Consider the scenario in which a surveillance system is installed in a novel location and an image-based car detection and pose estimation model must be trained. A common approach is to frame this as a supervised learning problem and re-use models pre-trained on large visual datasets such as COCO

[9], KITTI [4], PASCAL3D+ [30]

. However, the data distribution of these off-the-shelf datasets can vary significantly from the in-focus surveillance setting. For instance, the camera elevations of a close circuit camera are different from a vehicle mounted camera, a representative case of the KITTI dataset. Fine-tuning a pre-trained model using a small scene-specific dataset is often performed to ensure good performance during inference. We would like to highlight two major shortcomings of this approach, (1) obtaining a new dataset for each new surveillance location is not scalable due to expensive human hours spent in gathering these annotations, (2) another problem is overfitting to this small domain specific dataset during training. In this work, we provide an alternative solution to address these shortcomings using a synthetic data generation pipeline which is scalable and robust to data variance. Our experiments show that this annotation-free technique outperforms the baseline model trained using limited real data and achieves comparable performance to the model trained using real annotated data.

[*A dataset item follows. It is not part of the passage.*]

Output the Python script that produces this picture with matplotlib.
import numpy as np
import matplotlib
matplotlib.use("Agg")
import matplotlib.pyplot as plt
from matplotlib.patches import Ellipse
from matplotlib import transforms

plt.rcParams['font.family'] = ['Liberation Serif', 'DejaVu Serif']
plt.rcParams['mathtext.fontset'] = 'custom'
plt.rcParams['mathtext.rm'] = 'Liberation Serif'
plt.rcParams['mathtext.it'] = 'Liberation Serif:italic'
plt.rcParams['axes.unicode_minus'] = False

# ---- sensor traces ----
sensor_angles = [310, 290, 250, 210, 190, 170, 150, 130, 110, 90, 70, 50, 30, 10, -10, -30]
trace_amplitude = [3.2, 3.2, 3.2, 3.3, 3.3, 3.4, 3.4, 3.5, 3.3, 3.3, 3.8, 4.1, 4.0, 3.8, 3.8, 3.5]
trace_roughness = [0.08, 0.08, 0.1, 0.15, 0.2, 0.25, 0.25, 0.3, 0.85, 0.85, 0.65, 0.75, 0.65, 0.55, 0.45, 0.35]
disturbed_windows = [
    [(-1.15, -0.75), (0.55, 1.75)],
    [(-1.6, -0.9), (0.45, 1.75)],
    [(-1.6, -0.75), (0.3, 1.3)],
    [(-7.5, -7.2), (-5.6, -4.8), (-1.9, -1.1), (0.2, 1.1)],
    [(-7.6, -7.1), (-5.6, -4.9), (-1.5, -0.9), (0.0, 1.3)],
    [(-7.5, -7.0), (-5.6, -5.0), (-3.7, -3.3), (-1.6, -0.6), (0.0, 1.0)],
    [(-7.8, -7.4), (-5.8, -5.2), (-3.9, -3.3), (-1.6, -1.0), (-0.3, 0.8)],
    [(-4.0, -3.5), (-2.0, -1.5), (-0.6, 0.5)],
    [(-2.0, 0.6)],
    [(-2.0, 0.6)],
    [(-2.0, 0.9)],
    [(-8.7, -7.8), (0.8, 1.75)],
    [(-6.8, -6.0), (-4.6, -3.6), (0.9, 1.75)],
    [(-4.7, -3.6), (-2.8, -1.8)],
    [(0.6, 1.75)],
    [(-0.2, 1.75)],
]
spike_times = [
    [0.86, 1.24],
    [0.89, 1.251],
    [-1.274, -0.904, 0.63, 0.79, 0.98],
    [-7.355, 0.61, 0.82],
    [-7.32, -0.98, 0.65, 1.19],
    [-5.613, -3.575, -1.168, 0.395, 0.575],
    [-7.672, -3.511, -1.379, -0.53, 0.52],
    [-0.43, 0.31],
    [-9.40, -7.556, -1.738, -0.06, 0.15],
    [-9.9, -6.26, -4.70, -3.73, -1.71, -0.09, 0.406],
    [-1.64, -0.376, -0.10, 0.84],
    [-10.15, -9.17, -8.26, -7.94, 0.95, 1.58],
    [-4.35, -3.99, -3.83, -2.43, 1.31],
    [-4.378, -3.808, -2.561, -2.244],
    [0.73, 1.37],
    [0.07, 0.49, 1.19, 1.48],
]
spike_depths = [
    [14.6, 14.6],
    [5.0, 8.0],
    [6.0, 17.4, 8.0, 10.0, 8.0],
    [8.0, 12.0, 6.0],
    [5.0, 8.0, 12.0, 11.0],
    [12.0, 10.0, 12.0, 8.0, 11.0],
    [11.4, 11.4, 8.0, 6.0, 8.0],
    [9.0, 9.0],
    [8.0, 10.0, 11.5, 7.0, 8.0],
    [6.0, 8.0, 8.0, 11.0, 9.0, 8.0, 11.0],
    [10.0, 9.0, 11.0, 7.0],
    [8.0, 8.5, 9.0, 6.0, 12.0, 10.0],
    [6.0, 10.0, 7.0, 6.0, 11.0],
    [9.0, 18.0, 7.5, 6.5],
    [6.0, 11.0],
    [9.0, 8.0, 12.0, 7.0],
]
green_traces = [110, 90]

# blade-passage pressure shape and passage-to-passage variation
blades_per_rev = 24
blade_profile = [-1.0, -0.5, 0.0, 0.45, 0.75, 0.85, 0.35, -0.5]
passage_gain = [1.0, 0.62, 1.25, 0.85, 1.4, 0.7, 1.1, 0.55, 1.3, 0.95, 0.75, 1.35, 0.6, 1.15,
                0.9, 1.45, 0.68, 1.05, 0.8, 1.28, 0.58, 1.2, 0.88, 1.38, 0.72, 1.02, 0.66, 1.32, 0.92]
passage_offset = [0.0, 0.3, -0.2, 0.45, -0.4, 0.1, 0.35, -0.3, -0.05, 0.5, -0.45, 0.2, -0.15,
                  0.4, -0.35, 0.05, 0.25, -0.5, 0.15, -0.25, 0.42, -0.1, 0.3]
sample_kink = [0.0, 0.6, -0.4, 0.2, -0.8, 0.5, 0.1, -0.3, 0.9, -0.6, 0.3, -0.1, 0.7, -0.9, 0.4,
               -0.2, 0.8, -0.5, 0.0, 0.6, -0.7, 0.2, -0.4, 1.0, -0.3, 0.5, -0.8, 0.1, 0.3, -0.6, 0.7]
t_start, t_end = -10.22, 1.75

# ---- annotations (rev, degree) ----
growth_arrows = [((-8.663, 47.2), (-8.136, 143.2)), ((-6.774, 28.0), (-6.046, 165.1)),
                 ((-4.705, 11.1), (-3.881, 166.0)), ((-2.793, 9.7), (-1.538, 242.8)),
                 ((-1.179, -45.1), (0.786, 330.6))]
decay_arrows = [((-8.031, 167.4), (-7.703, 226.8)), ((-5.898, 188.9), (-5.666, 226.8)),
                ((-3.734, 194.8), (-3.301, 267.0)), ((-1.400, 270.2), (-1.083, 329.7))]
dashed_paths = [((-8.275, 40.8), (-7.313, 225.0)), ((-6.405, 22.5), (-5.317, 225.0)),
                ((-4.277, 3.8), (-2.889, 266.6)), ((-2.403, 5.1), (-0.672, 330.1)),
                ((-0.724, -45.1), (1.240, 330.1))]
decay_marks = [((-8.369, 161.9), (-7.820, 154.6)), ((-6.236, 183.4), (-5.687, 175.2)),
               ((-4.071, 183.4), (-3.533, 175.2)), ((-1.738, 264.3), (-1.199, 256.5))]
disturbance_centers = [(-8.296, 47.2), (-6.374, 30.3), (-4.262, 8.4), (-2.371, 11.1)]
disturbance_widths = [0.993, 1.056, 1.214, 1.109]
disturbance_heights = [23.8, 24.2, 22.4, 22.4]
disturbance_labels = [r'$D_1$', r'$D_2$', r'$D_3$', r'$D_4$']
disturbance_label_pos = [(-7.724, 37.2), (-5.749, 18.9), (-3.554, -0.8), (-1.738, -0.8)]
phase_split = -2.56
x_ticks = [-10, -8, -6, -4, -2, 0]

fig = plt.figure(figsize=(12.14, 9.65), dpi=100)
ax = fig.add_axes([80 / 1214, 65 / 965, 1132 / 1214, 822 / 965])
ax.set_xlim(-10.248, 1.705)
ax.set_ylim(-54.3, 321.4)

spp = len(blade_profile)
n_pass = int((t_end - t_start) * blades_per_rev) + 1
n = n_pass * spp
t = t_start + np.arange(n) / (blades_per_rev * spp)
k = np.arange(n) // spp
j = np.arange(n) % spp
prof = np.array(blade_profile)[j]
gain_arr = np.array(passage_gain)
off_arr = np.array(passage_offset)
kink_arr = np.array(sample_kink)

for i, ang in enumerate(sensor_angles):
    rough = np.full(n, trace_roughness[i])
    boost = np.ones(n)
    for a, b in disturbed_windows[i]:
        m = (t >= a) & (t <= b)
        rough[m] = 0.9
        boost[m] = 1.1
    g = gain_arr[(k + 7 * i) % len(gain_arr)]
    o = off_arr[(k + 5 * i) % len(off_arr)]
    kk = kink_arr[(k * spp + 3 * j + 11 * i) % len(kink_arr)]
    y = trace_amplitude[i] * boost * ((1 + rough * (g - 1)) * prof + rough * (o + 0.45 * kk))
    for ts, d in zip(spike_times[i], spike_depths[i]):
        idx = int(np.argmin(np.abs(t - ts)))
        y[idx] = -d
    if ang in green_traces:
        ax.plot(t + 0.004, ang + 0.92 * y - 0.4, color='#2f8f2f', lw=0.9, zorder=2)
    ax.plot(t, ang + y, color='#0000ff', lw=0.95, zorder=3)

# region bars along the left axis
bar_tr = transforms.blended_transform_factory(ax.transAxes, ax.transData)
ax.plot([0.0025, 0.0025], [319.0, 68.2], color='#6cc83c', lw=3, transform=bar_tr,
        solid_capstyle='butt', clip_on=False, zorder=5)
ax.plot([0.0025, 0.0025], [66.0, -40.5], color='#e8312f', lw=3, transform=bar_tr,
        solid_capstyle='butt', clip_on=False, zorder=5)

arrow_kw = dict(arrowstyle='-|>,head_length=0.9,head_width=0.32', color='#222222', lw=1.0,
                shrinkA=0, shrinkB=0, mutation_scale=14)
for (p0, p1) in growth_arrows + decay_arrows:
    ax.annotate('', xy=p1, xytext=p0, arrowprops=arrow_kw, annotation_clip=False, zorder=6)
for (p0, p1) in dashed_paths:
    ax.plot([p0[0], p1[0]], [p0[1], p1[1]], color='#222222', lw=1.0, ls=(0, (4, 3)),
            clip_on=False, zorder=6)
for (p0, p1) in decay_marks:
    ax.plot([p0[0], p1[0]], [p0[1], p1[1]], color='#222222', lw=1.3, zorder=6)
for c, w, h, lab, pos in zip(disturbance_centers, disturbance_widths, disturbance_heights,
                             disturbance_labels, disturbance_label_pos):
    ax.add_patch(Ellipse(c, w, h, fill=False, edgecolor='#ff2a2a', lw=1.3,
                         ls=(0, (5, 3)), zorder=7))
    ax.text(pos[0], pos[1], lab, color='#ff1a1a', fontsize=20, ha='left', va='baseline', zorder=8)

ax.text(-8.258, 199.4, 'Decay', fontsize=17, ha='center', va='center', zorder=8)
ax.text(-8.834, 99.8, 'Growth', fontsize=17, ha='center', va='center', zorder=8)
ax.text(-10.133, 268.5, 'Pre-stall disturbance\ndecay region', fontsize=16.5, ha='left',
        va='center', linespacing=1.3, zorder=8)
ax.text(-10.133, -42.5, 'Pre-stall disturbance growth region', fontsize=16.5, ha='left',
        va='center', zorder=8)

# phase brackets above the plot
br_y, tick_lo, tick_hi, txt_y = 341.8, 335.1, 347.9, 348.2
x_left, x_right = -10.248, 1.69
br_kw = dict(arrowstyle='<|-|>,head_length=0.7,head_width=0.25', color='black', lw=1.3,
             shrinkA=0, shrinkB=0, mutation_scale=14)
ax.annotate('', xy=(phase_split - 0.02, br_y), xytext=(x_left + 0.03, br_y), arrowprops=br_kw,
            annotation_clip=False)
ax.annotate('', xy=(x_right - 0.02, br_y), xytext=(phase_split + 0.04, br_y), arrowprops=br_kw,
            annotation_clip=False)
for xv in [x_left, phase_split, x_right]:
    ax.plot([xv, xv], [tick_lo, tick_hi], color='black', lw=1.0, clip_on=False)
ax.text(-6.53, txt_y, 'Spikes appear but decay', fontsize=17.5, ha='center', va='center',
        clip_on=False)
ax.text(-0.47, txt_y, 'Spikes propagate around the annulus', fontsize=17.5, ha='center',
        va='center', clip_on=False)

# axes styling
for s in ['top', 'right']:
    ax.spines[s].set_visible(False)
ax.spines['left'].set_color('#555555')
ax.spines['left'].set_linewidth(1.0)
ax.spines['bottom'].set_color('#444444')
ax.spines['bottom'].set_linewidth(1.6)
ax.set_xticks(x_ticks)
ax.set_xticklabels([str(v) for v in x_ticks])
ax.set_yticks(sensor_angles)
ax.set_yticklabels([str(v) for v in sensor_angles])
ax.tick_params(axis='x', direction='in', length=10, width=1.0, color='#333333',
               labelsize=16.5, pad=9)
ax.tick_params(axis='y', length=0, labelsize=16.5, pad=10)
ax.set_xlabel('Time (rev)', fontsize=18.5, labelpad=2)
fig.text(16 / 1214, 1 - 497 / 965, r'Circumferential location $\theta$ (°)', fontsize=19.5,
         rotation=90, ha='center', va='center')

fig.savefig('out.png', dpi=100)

Our goal is to develop a method for training a scene-specific car pose estimation and detection model without real annotations. This is an ill posed zero-instance learning problem, however, we do have access to three important priors here: (1) 3D scene geometry, (2) camera parameters and finally (3) priors on the geometry and appearance of the object of interest (such as cars) available in the form rich 3D CAD models. We model this domain specific knowledge in the form of a synthetic data generation pipeline to compensate for the absence of real training data. In this pipeline, we model the scene in 3D using state-of-the-art rendering engine Unreal Engine 4. An upside of using synthetic data is that we are capable of generating pixel-level accurate annotations like instance segmentation, depth map, category labels, 3D object locations and pose annotations. However, an underlying challenge here is that using synthetic data as the sole source of supervision can result into poor performance during inference on real data.

This is the well studied problem of ’domain shift’ [16, 28, 17, 2]. The model trained on synthetic data can over-fit to it, not generalizing well to real data. Majority of the approaches addressing ’domain shift’ can be categorized into (1) domain adaptation and (2) domain randomization. Domain adaptation aims to learn features which helps generalization to target domain, thus modifying the learning model. On the other hand, underlying principal of domain randomization is to create enough variance in training data which forces the model to only learn relevant features useful for the task. Domain randomization provides a solution for domain shift in the data generation phase. Both these paradigms are proven to be successful by various works, however, in our work we prefer domain randomization over domain adaptation. This design decision allows us to modularize our solution nicely into two modules, data generation and learning model. Only the data generation module addresses domain shift, which provides us flexibility of making different design choices for our learning model. We provide an end-to-end framework capable of supporting multiple learning models which is an important attribute of a scalable system.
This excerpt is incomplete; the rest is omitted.